Vagusnerv-Stimulation hilft bei Rheuma |
Theo Dingermann |
05.08.2025 15:56 Uhr |
Manche Patienten mit rheumatoider Arthritis sprechen auf krankheitsmodifizierende Medikamente nur unzureichend an. Ihnen könnte eine elektrische Stimulation des Vagusnervs helfen. Ein entsprechendes Gerät hat jetzt in den USA eine Zulassung erhalten. / © Adobe Stock/agenturfotografin
Nach Angaben des Deutschen Rheuma Forschungszentrums (DRFZ) leben in Deutschland etwa 1,8 Millionen Menschen mit entzündlich-rheumatischen Erkrankungen. Dabei handelt es sich um chronisch-entzündliche Autoimmunerkrankungen, deren Behandlung bisher fast ausschließlich auf systemisch wirkenden krankheitsmodifizierenden Antirheumatika (DMARD) beruht. Unter den teils stark immunsuppressiven Medikamenten befinden sich auch etliche Biologika.
Aber nicht alle Patienten sprechen auf eine solche Therapie an. Für diese könnte sich mit der jüngsten Zulassung eines Medizinproduktes durch die FDA eine neue Option auftun, den Leidensdruck durch die Krankheit zu verringern. Bei dem Gerät handelt es sich um ein Device des Unternehmens Setpoint Medical, das Patienten mit rheumatoider Arthritis (RA) chirurgisch in der Halsregion um den Vagusnerv gelegt wird. Der therapeutische Effekt wird dabei nicht pharmakologisch, sondern neurotechnologisch erzielt.
Wie funktioniert das? Die Wirkung beruht auf der Aktivierung des cholinergen antiinflammatorischen Reflexes. Die Vagusnerv-Stimulation reduziert die Zytokinproduktion durch Makrophagen und moduliert das überaktive Immunsystem. Dies führt zu einer Regulation des Immunsystems, nicht aber zu einer vollständigen Immunsuppression, sodass Abwehrfunktionen erhalten bleiben.
Das Setpoint-System wird den Patienten ambulant an den linken zervikalen Vagusnerv implantiert. Es ist etwa so groß wie eine Multivitamin-Tablette. Die elektrische Stimulation erfolgt einmal täglich für eine Minute, typischerweise in den frühen Morgenstunden, wenn der Patient schläft, um die Wahrnehmung zu minimieren. Die Aufladung erfolgt drahtlos einmal wöchentlich über eine Halskette.

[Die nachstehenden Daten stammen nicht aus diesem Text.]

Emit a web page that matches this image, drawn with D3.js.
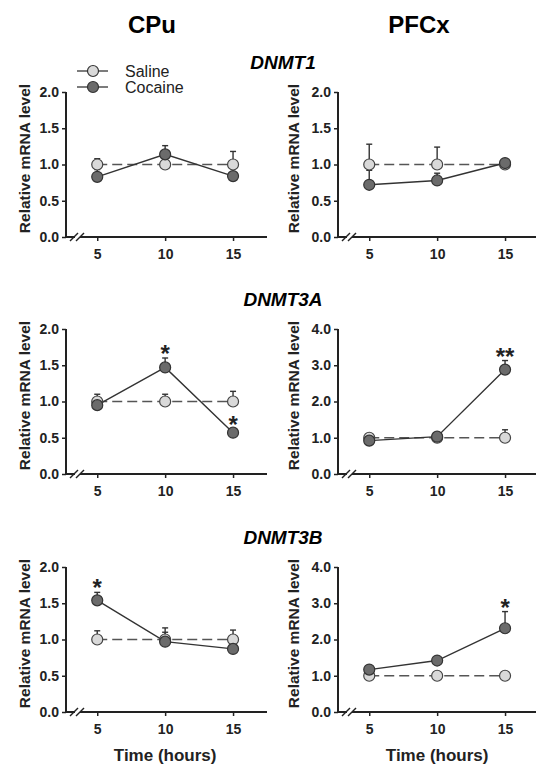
<!DOCTYPE html>
<html>
<head>
<meta charset="utf-8">
<script src="https://cdn.jsdelivr.net/npm/d3@7"></script>
<style>
  body { margin: 0; background: #fff; }
  svg { display: block; font-family: "Liberation Sans", Arial, sans-serif; }
</style>
</head>
<body>
<div id="chart"></div>
<script>
// data
const times = [5, 10, 15];
const regions = ["CPu", "PFCx"];
const genes = ["DNMT1", "DNMT3A", "DNMT3B"];
const groups = ["Saline", "Cocaine"];

// one entry per panel, row by row (CPu, PFCx)
const salineMean = [
  [1.0, 1.0, 1.0], [1.0, 1.0, 1.0],
  [1.0, 1.0, 1.0], [1.0, 1.0, 1.0],
  [1.0, 1.0, 1.0], [1.0, 1.0, 1.0]
];
const salineErr = [
  [0.08, 0.03, 0.18], [0.28, 0.24, 0.06],
  [0.10, 0.10, 0.14], [0.10, 0.05, 0.22],
  [0.12, 0.10, 0.13], [0.05, 0.05, 0.05]
];
const cocaineMean = [
  [0.83, 1.14, 0.84], [0.72, 0.78, 1.02],
  [0.95, 1.47, 0.57], [0.92, 1.03, 2.88],
  [1.54, 0.97, 0.87], [1.17, 1.42, 2.31]
];
const cocaineErr = [
  [0.10, 0.12, 0.05], [0.20, 0.10, 0.06],
  [0.10, 0.13, 0.05], [0.05, 0.05, 0.25],
  [0.11, 0.19, 0.05], [0.08, 0.08, 0.46]
];
const stars = [
  ["", "", ""], ["", "", ""],
  ["", "*", "*"], ["", "", "**"],
  ["*", "", ""], ["", "", "*"]
];
const yMax = [2, 2, 2, 4, 2, 4];
const yTicks2 = [0, 0.5, 1, 1.5, 2];
const yTicks4 = [0, 1, 2, 3, 4];

const W = 536, H = 767;
const colLeft = [66, 338];
const rowTop = [92, 329, 567];
const plotW = 201, plotH = 145;

const svg = d3.select("#chart").append("svg")
  .attr("width", W).attr("height", H);

const x = d3.scaleLinear().domain([2.7, 17.5]).range([0, plotW]);

// column titles
regions.forEach((r, i) => {
  svg.append("text")
    .attr("x", [152, 419][i]).attr("y", 33)
    .attr("text-anchor", "middle")
    .style("font-size", "24px").style("font-weight", "bold")
    .text(r);
});

// gene titles
genes.forEach((g, i) => {
  svg.append("text")
    .attr("x", 283).attr("y", rowTop[i] - 23)
    .attr("text-anchor", "middle")
    .style("font-size", "19px").style("font-weight", "bold")
    .style("font-style", "italic")
    .text(g);
});

const salColor = "#d9d9d9", cocColor = "#6b6b6b";

for (let p = 0; p < 6; p++) {
  const row = Math.floor(p / 2), col = p % 2;
  const g = svg.append("g")
    .attr("transform", `translate(${colLeft[col]}, ${rowTop[row]})`);

  const y = d3.scaleLinear().domain([0, yMax[p]]).range([plotH, 0]);

  // y axis
  const yAxis = d3.axisLeft(y)
    .tickValues(yMax[p] === 4 ? yTicks4 : yTicks2)
    .tickFormat(d3.format(".1f"))
    .tickSize(4).tickPadding(3);
  const ya = g.append("g").call(yAxis);
  ya.select(".domain").attr("d", `M0,0V${plotH}`).attr("stroke-width", 2).attr("stroke", "#222");
  ya.selectAll(".tick line").attr("stroke-width", 1.5).attr("stroke", "#222");
  ya.selectAll(".tick text")
    .style("font-size", "14px").style("font-weight", "bold")
    .style("font-family", "Liberation Sans, Arial, sans-serif").attr("fill", "#222");

  // x axis
  const xAxis = d3.axisBottom(x).tickValues(times).tickSize(4).tickPadding(8);
  const xa = g.append("g").attr("transform", `translate(0, ${plotH})`).call(xAxis);
  xa.select(".domain").attr("d", `M0,0H${plotW}`).attr("stroke-width", 2).attr("stroke", "#222");
  xa.selectAll(".tick line").attr("stroke-width", 1.5).attr("stroke", "#222");
  xa.selectAll(".tick text")
    .style("font-size", "14px").style("font-weight", "bold")
    .style("font-family", "Liberation Sans, Arial, sans-serif").attr("fill", "#222");

  // axis break
  const brk = g.append("g").attr("transform", `translate(11, ${plotH})`);
  brk.append("rect").attr("x", -2).attr("y", -2).attr("width", 5).attr("height", 4).attr("fill", "#fff");
  [-3, 3].forEach((dx) => {
    brk.append("line")
      .attr("x1", dx - 4).attr("y1", 4).attr("x2", dx + 4).attr("y2", -4)
      .attr("stroke", "#222").attr("stroke-width", 1.5);
  });

  // y title
  g.append("text")
    .attr("transform", `translate(${col === 0 ? -41 : -44}, ${plotH / 2 - 6}) rotate(-90)`)
    .attr("text-anchor", "middle")
    .attr("dy", "0.35em")
    .style("font-size", "15.5px").style("font-weight", "bold")
    .attr("fill", "#222")
    .text("Relative mRNA level");

  const sal = times.map((t, i) => ({ t, v: salineMean[p][i], e: salineErr[p][i] }));
  const coc = times.map((t, i) => ({ t, v: cocaineMean[p][i], e: cocaineErr[p][i], s: stars[p][i] }));

  const line = d3.line().x((d) => x(d.t)).y((d) => y(d.v));

  g.append("path").datum(sal).attr("d", line)
    .attr("fill", "none").attr("stroke", "#555").attr("stroke-width", 1.6)
    .attr("stroke-dasharray", "10,5");
  g.append("path").datum(coc).attr("d", line)
    .attr("fill", "none").attr("stroke", "#333").attr("stroke-width", 1.4);

  // error bars (upper only)
  [sal, coc].forEach((series) => {
    const eb = g.append("g").selectAll("g").data(series).enter().append("g");
    eb.append("line")
      .attr("x1", (d) => x(d.t)).attr("x2", (d) => x(d.t))
      .attr("y1", (d) => y(d.v)).attr("y2", (d) => y(d.v + d.e))
      .attr("stroke", "#333").attr("stroke-width", 1.4);
    eb.append("line")
      .attr("x1", (d) => x(d.t) - 3).attr("x2", (d) => x(d.t) + 3)
      .attr("y1", (d) => y(d.v + d.e)).attr("y2", (d) => y(d.v + d.e))
      .attr("stroke", "#333").attr("stroke-width", 1.4);
  });

  g.selectAll(".sal").data(sal).enter().append("circle")
    .attr("class", "sal")
    .attr("cx", (d) => x(d.t)).attr("cy", (d) => y(d.v)).attr("r", 5.5)
    .attr("fill", salColor).attr("stroke", "#444").attr("stroke-width", 1.2);
  g.selectAll(".coc").data(coc).enter().append("circle")
    .attr("class", "coc")
    .attr("cx", (d) => x(d.t)).attr("cy", (d) => y(d.v)).attr("r", 5.5)
    .attr("fill", cocColor).attr("stroke", "#333").attr("stroke-width", 1.2);

  g.selectAll(".star").data(coc.filter((d) => d.s)).enter().append("text")
    .attr("class", "star")
    .attr("x", (d) => x(d.t)).attr("y", (d) => y(d.v + d.e) + 4)
    .attr("text-anchor", "middle")
    .style("font-size", "24px").style("font-weight", "bold")
    .attr("fill", "#222")
    .text((d) => d.s);
}

// x titles
[0, 1].forEach((c) => {
  svg.append("text")
    .attr("x", colLeft[c] + x(10)).attr("y", 761)
    .attr("text-anchor", "middle")
    .style("font-size", "17px").style("font-weight", "bold")
    .attr("fill", "#222")
    .text("Time (hours)");
});

// legend
const legend = svg.append("g").attr("transform", "translate(77, 71)");
groups.forEach((name, i) => {
  const ly = i * 16;
  legend.append("line")
    .attr("x1", 0).attr("x2", 31).attr("y1", ly).attr("y2", ly)
    .attr("stroke", "#444").attr("stroke-width", 1.4);
  legend.append("circle")
    .attr("cx", 16).attr("cy", ly).attr("r", 5.5)
    .attr("fill", i === 0 ? salColor : cocColor)
    .attr("stroke", "#333").attr("stroke-width", 1.2);
  legend.append("text")
    .attr("x", 48).attr("y", ly).attr("dy", "0.35em")
    .style("font-size", "16px")
    .attr("fill", "#222")
    .text(name);
});
</script>
</body>
</html>
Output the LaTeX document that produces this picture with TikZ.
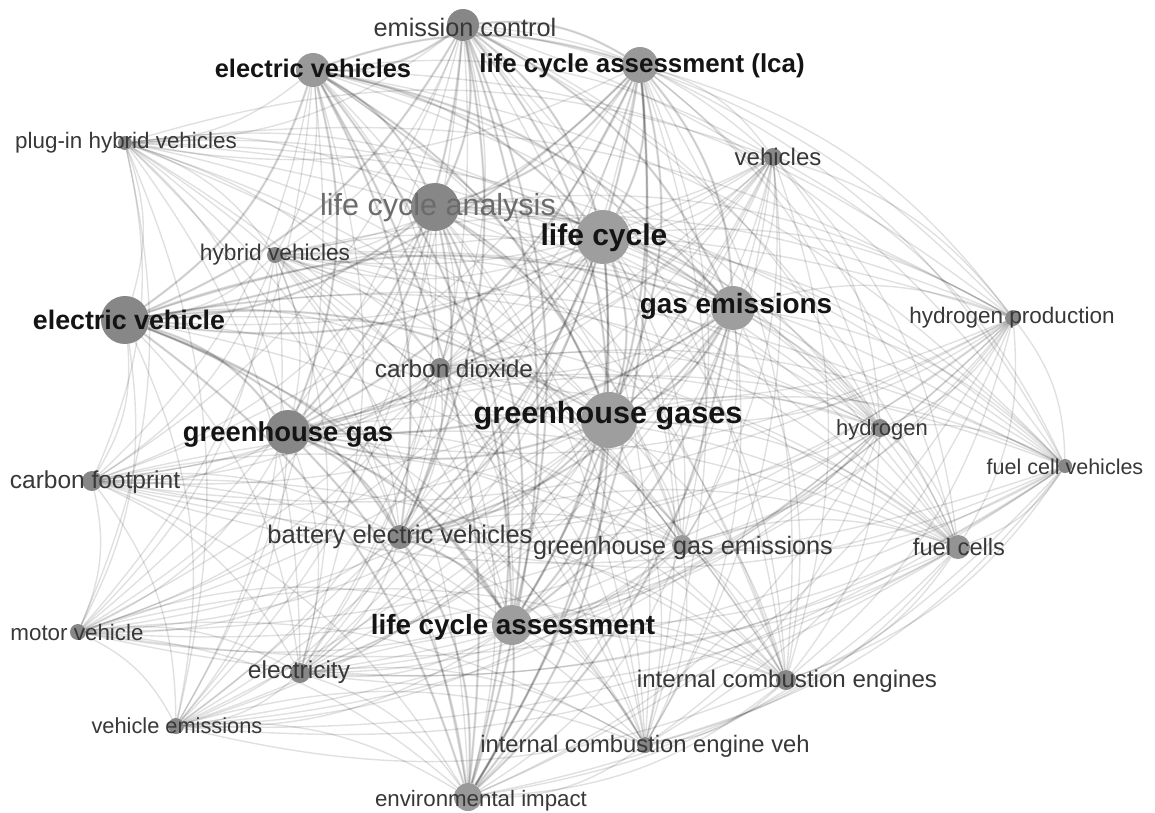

Der Nachweis der Wirksamkeit wurde in der Phase-III-Studie RESET-RA erbracht, deren Ergebnisse im vergangenen Jahr im Fachjournal »Bioelectronic Medicine« publiziert wurden. Teilnehmende waren 242 Patienten mit moderater bis schwerer RA, die auf mindestens eine biologische oder zielgerichtete synthetische DMARD-Therapie nicht angesprochen hatten. Alle Patienten erhielten ein Implantat, aber nur bei der Hälfte erfolgte tatsächlich eine vagusnervbasierte elektrische Stimulation (VNS). Bei der anderen Hälfte erfolgte lediglich eine Scheinstimulation.
Nach zwölf Wochen wurde das Ansprechen auf die Therapie mithilfe der Kriterien des American College of Rheumatology erfasst. Eine Besserung der Symptome um mindestens 20 Prozent (ACR20) stellte den primären Endpunkt dar. Diesen erreichten 35,2 Prozent der aktiv stimulierten Patienten im Vergleich zu 24,2 Prozent in der Kontrollgruppe. Besonders wirksam war die VNS in der Subgruppe mit nur einer vorherigen DMARD-Exposition (ACR20-Response: 44,2 Prozent versus 19,0 Prozent). Auch sekundäre Endpunkte zeigten signifikante Verbesserungen.
In der offenen Verlängerungsphase bis Woche 24, in der die Kontrollgruppe ebenfalls auf aktive Stimulation umgestellt wurde, stieg die ACR20-Response auf mehr als 50 Prozent in beiden Gruppen. Zudem konnten 81 Prozent der Patienten ohne zusätzliche Immunsuppressiva (außer ihrer konventionellen DMARD-Basistherapie) weiterbehandelt werden.